Napoleon did not see the situation in terms of self-interest. What he saw was a Constitution which limited the monarchy by law. This was something he had been hoping for for years. He saw also power passing to the French people, and, the smaller patriotism now engulfed in the larger, he believed that would help Corsica: the French people, he felt sure, would sympathize with the Corsican people and end colonial rule. If, in the ferment of the new popular movement, he lost his privileges, that was a small price to pay. He did not dream of going abroad to join Princes of the blood determined to save the old régime. Sovereignty had been transferred by the Assembly from the King to all the citizens; so his allegiance now was not to Louis XVI but to the French people.

Napoleon could very well have nodded silent approval to the Constitution and left it at that. As an artillery officer, he had his daily duties to perform. But in his essay on Happiness he had stated the obligation to become involved, to act on behalf of his fellow men. The Constitution was under attack from the nobles and clergy; from the kings of Europe; Napoleon decided to act in its defence.

He did so with great energy. He was one of the first to join the Society of Friends of the Constitution, a group of 200 Valence patriots, and he became secretary. On 3 July 1791 he played a leading part in a ceremony at which twenty-three popular societies of Isère, Drôme and Ardèche solemnly condemned the King’s attempted flight to Belgium. Three days later he swore the oath demanded of all officers, ‘to die rather than allow a foreign power to invade French soil’. On 14 July he swore an oath of loyalty to the new Constitution and, at a banquet the same evening, proposed a toast to the patriots of Auxonne.

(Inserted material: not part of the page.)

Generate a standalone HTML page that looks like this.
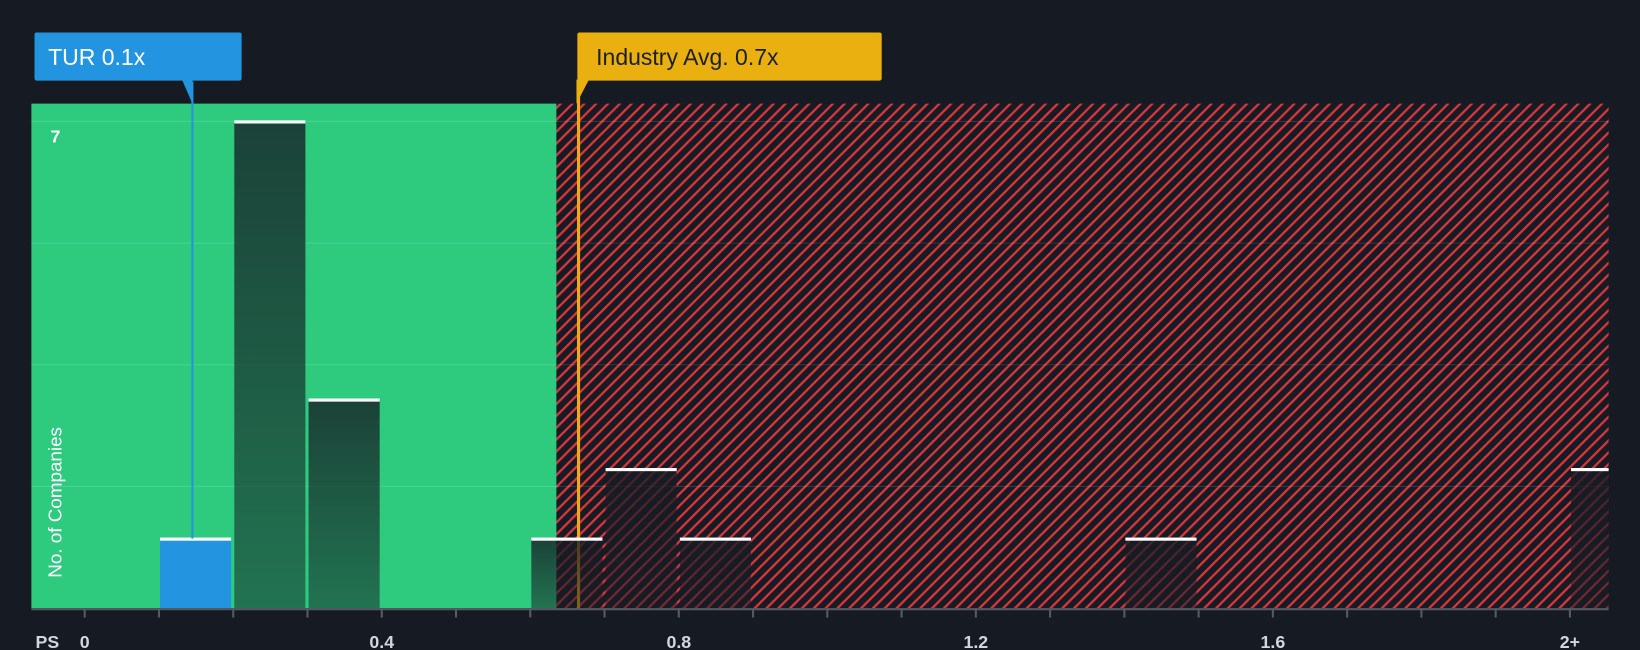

Property began to be confiscated from the clergy and nobility and put up for sale by the Government under the name of biens nationaux. At first people were frightened to buy, fearing a counter-Revolution. Finally, in the dèpartment of the Drôme a man plucked up courage, put down money and made a purchase. Napoleon again stepped forward and publicly congratulated the buyer for his ‘patriotism’.

The Assembly had passed a decree known as the Civil Constitution of the Clergy, which declared the French clergy independent of Rome and that future clergy and bishops must be elected by their congregations. This decree was denounced by Pius VI. Napoleon promptly bought a copy of Duvernet’s anti-clerical History of the Sorbonne, studied the question of papal authority and noted down those occasions when French churchmen dared to say that a Pope was above the King. Napoleon thought Pius a meddler, but not everyone in Valence agreed. So Napoleon arranged for a priest named Didier, formerly a Recollect friar, to address his Society of Friends of the Constitution, where, amid applause, the priest assured the audience that clergy like himself who swore the oath of loyalty to the Civil Constitution acted in good faith, whatever Rome might say.

That was Napoleon’s position in the summer of 1791. The officer of noble birth, great-nephew of Archdeacon Lucciano, was taking a lead in the sale of property confiscated from the nobles and clergy. He was rallying support to a Constitution which stripped sovereignty from the King who had paid for his education and signed his commission. But these were the by-products of an essentially positive course of action. Napoleon, at twenty-one, was a contented man, burning with enthusiasm for a popular movement which embodied many of his aspirations, a movement which, he believed, was bringing justice to France, an end to oppression, and possibly also benefits to Corsica.